Tuesday 31 December 2019

2020 - Moving Forward. . .


And here it is. . . the winding down of an old year.  The saying good-bye to the past.  To 2019.  Most years I’ve been excited to say good-bye to the old.  And in some respects, I am this year too.

The New Year represents a clean slate.  A new start.  The hope for better days.  And that’s always why I have anticipated a new year.




This year, it comes with mixed emotions.  2019 and was a tough year in so many ways, but a great year as well.  We got to celebrate Taylor’s graduation.  She got her driver’s license.  Peyton turned 15 and moved on to bigger and more exciting job opportunities through the summer.  I taught my largest group of students ever – 60!  Keith started at a different position at the credit union and won a trip which brought us to Las Vegas & Los Angeles. We made changes to the inside of our home. We saw God answer so many prayers in ways we didn’t believe possible.

But. . . .

. . . we also experienced some deep losses and watch some family members walk through the deepest darkest losses imaginable.  We experienced how God has sustained us and them through these losses.  We experienced the love, prayer and thoughtful gifts from friends who have carried us through these deaths and difficult times.

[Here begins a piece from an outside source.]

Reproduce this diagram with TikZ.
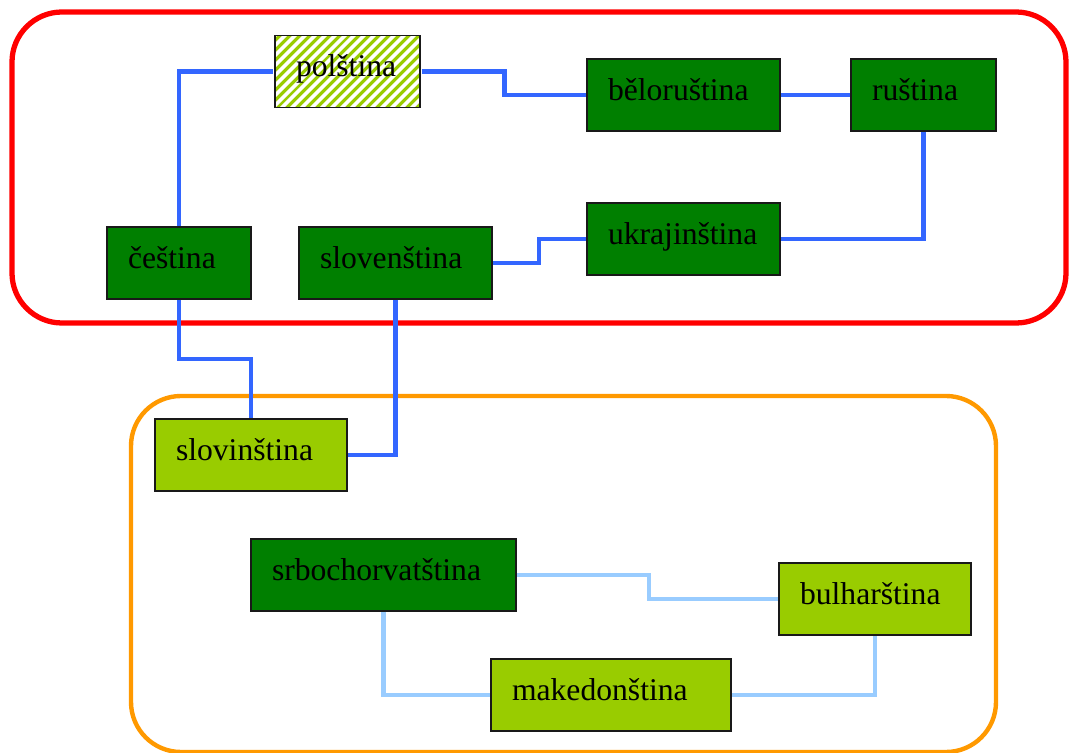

And so 2020 is bittersweet.  2020 will be the first whole year without Jonny, Dad (Keith’s) and Neil.  2020 will be an entire year without those pieces of our hearts here on earth.  2020 will be an entire year without them.  But it also comes with the knowledge that with each passing day, we are one day closer to seeing them, and joining them in the presence of Jesus.  2020 is hard to imagine without them.  It’s hard to imagine family adjusting to life without their son/their brother.  Their Dad.  Her husband.  But just like we’ve gotten through the last three months, I know God will sustain us.  I know God will be there through the grief and through the sunshine.


I don’t know what 2020 holds for you or for me.  But I know the God who holds 2020!  I know that God is eagerly waiting for each one of us to come to know Him.  I pray for my family members that aren’t following God.  I pray that 2020 will be the year they are drawn to Him.  I pray that 2020 will be the year we are all brave enough to share Jesus with others.  That we can conquer the fears that stop us from sharing the Truth.  As I think about the loves we lost this year, I cannot help but be grateful for the knowledge that the 3 people God took from our families are all with Him.  I know that didn’t need to be the case.  I know we have family members who wouldn’t have walked with Jesus.  So, my prayer for each and every one of us is that this becomes the year that we get brave enough to speak Jesus to those around us.  That our family members (and friends) that don’t know Jesus as their Saviour will look at us and be drawn to Him.  That they will hear our words, and see our actions and say, “I want to follow THAT Jesus!”  When I think about my family that doesn’t know Jesus, it can send me into fear and anxiety knowing that if it had been them that died this year, they wouldn’t be spending eternity with Jesus.  But I also know that Jesus took those to Himself that were ready. And that they are waiting there for me when I get there.

So, I wish you joy, peace and a sense of God’s presence and direction as you head into 2020.  May you seek a deeper relationship with Him that causes you to be closer to Him than ever before.